Proper tire maintenance goes a long way in ensuring safety and keeping a fleet vehicle on the road. But using many of the tips and tricks that people pass along could be putting drivers in danger.
Taking shortcuts is the quickest way to getting in trouble. So whether it’s inspecting, inflating or repairing tires, fleet companies should always perform the appropriate maintenance techniques in order to keep their drivers safe and vehicles running at an optimal level.
A warning from the tire pressure monitor system (TPMS) can be ignored for a while because the vehicle can probably go hundreds of miles before service is actually required.

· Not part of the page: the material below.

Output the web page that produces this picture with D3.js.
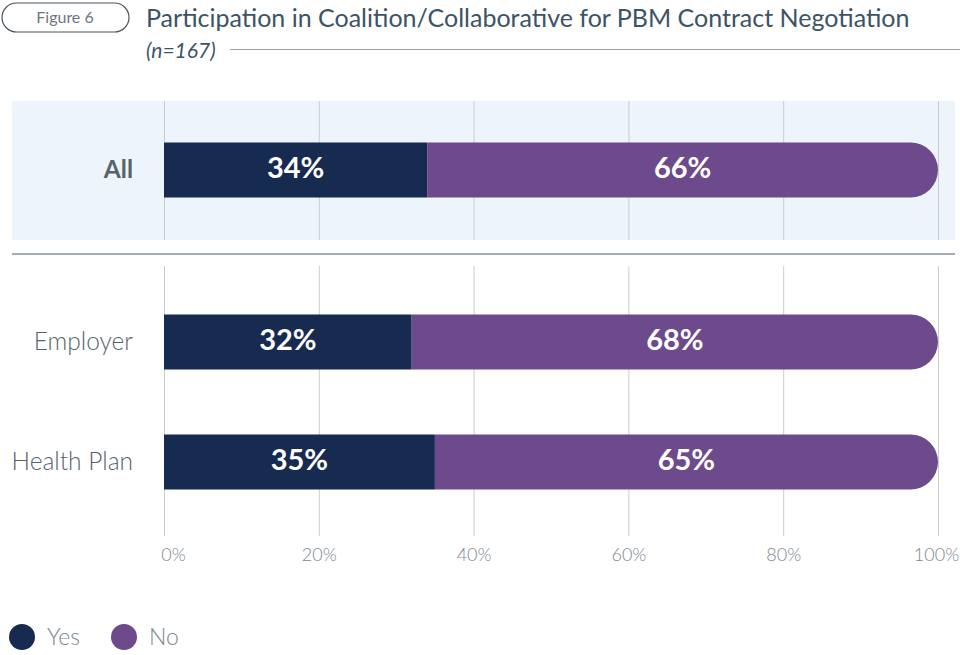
<!DOCTYPE html>
<html>
<head>
<meta charset="utf-8">
<script src="https://cdn.jsdelivr.net/npm/d3@7"></script>
<style>
  body { margin: 0; background: #fff; }
  svg text { font-family: "Lato", "Noto Sans", sans-serif; }
</style>
</head>
<body>
<div id="chart"></div>
<script>
var categories = ["All", "Employer", "Health Plan"],
    yesValues = [34, 32, 35],
    noValues = [66, 68, 65],
    tickValues = [0, 20, 40, 60, 80, 100],
    seriesNames = ["Yes", "No"];

var width = 960,
    height = 655,
    colors = ["#172a4f", "#6c4a8b"];

var svg = d3.select("#chart").append("svg")
    .attr("width", width)
    .attr("height", height);

var x = d3.scaleLinear()
    .domain([0, 100])
    .range([164, 938]);

// row centres: first row sits in the shaded "All" panel
var y = d3.scaleOrdinal()
    .domain(categories)
    .range([170, 342, 462]);

var barH = 55;

// header
svg.append("rect")
  .attr("x", 2).attr("y", 3)
  .attr("width", 127).attr("height", 29)
  .attr("rx", 14.5)
  .attr("fill", "none")
  .attr("stroke", "#4a5560")
  .attr("stroke-width", 1.2);

svg.append("text")
  .attr("x", 65).attr("y", 23)
  .attr("text-anchor", "middle")
  .attr("fill", "#6b7680")
  .style("font-size", "16px")
  .text("Figure 6");

svg.append("text")
  .attr("x", 146).attr("y", 27)
  .attr("fill", "#3d5366")
  .style("font-size", "25px")
  .text("Participation in Coalition/Collaborative for PBM Contract Negotiation");

svg.append("text")
  .attr("x", 146).attr("y", 58)
  .attr("fill", "#3d5366")
  .style("font-size", "21px")
  .style("font-style", "italic")
  .text("(n=167)");

svg.append("line")
  .attr("x1", 230).attr("x2", 960)
  .attr("y1", 49.5).attr("y2", 49.5)
  .attr("stroke", "#98a2ad")
  .attr("stroke-width", 1);

// shaded panel for "All"
svg.append("rect")
  .attr("x", 12).attr("y", 101)
  .attr("width", 943).attr("height", 139)
  .attr("fill", "#edf4fb");

svg.append("line")
  .attr("x1", 12).attr("x2", 955)
  .attr("y1", 254).attr("y2", 254)
  .attr("stroke", "#a3acb7")
  .attr("stroke-width", 2);

// grid lines
var grid = svg.append("g");
grid.selectAll("line.top")
  .data(tickValues)
  .enter().append("line")
  .attr("class", "top")
  .attr("x1", function(d) { return x(d) + 0.5; })
  .attr("x2", function(d) { return x(d) + 0.5; })
  .attr("y1", 101).attr("y2", 240)
  .attr("stroke", "#cccccc");

grid.selectAll("line.bottom")
  .data(tickValues)
  .enter().append("line")
  .attr("class", "bottom")
  .attr("x1", function(d) { return x(d) + 0.5; })
  .attr("x2", function(d) { return x(d) + 0.5; })
  .attr("y1", 266).attr("y2", 536)
  .attr("stroke", "#cccccc");

// axis labels
var xAxis = d3.axisBottom(x)
    .tickValues(tickValues)
    .tickSize(0)
    .tickPadding(0)
    .tickFormat(function(d) { return d + "%"; });

var axisG = svg.append("g")
  .attr("transform", "translate(0,548)")
  .call(xAxis);
axisG.select(".domain").remove();
axisG.selectAll("text")
  .attr("fill", "#7c8790")
  .attr("dx", function(d) { return d === 0 ? 9 : (d === 100 ? -2 : 0); })
  .style("font-size", "18px")
  .style("font-family", "Lato, 'Noto Sans', sans-serif")
  .style("font-weight", 300);

// bars
var rows = categories.map(function(c, i) {
  return { cat: c, yes: yesValues[i], no: noValues[i] };
});

var bars = svg.append("g").selectAll("g")
  .data(rows)
  .enter().append("g");

bars.append("rect")
  .attr("x", x(0))
  .attr("y", function(d) { return y(d.cat) - barH / 2; })
  .attr("width", function(d) { return x(d.yes) - x(0); })
  .attr("height", barH)
  .attr("fill", colors[0]);

function roundRight(x0, x1, y0, h) {
  var r = h / 2;
  return "M" + x0 + "," + y0 +
    "H" + (x1 - r) +
    "A" + r + "," + r + " 0 0 1 " + (x1 - r) + "," + (y0 + h) +
    "H" + x0 + "Z";
}

bars.append("path")
  .attr("d", function(d) {
    return roundRight(x(d.yes), x(d.yes + d.no), y(d.cat) - barH / 2, barH);
  })
  .attr("fill", colors[1]);

bars.append("text")
  .attr("x", function(d) { return (x(0) + x(d.yes)) / 2; })
  .attr("y", function(d) { return y(d.cat) + 8; })
  .attr("text-anchor", "middle")
  .attr("fill", "#fff")
  .style("font-size", "29px")
  .style("font-weight", "bold")
  .text(function(d) { return d.yes + "%"; });

bars.append("text")
  .attr("x", function(d) { return (x(d.yes) + x(d.yes + d.no)) / 2; })
  .attr("y", function(d) { return y(d.cat) + 8; })
  .attr("text-anchor", "middle")
  .attr("fill", "#fff")
  .style("font-size", "29px")
  .style("font-weight", "bold")
  .text(function(d) { return d.no + "%"; });

// category labels
bars.append("text")
  .attr("x", 133)
  .attr("y", function(d) { return y(d.cat) + 8; })
  .attr("text-anchor", "end")
  .attr("fill", "#56636e")
  .style("font-size", "24.5px")
  .style("font-weight", function(d) { return d.cat === "All" ? "bold" : 300; })
  .text(function(d) { return d.cat; });

// legend
var legend = svg.append("g").selectAll("g")
  .data(seriesNames)
  .enter().append("g")
  .attr("transform", function(d, i) { return "translate(" + (22 + i * 102) + ",637)"; });

legend.append("circle")
  .attr("r", 13)
  .attr("fill", function(d, i) { return colors[i]; });

legend.append("text")
  .attr("x", 25)
  .attr("y", 8)
  .attr("fill", "#7c8790")
  .style("font-size", "23px")
  .style("font-weight", 300)
  .text(function(d) { return d; });
</script>
</body>
</html>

Vehicle warning systems are implemented for a reason, and companies need to take them seriously. By ignoring the warning, damage could be caused to the vehicle and could possibly lead to an accident.
If there is still tread design on the tire, then it is safe to use.
A variety of applications do not put a lot of miles on a tire, so the tire rubber can get too old to properly stretch, which can cause it to crack. The tires should be inspected after five years of use and then every year thereafter. At the 10-year mark, they should be replaced, regardless of how much tread remains on the tires.
Applying a plug-type repair or flat fixer fluid that is injected through the tire valve is acceptable.
Neither the United States Department of Transportation nor any tire company accepts this type of procedure. And using either will void the warranty of the tires.
Tips for Fleet Drivers
- Routinely look for any traces of tread wear or damage.
- The utmost important aspect of tire maintenance is proper tire inflation.
- Regularly rotating tires will help prevent irregular and premature wear.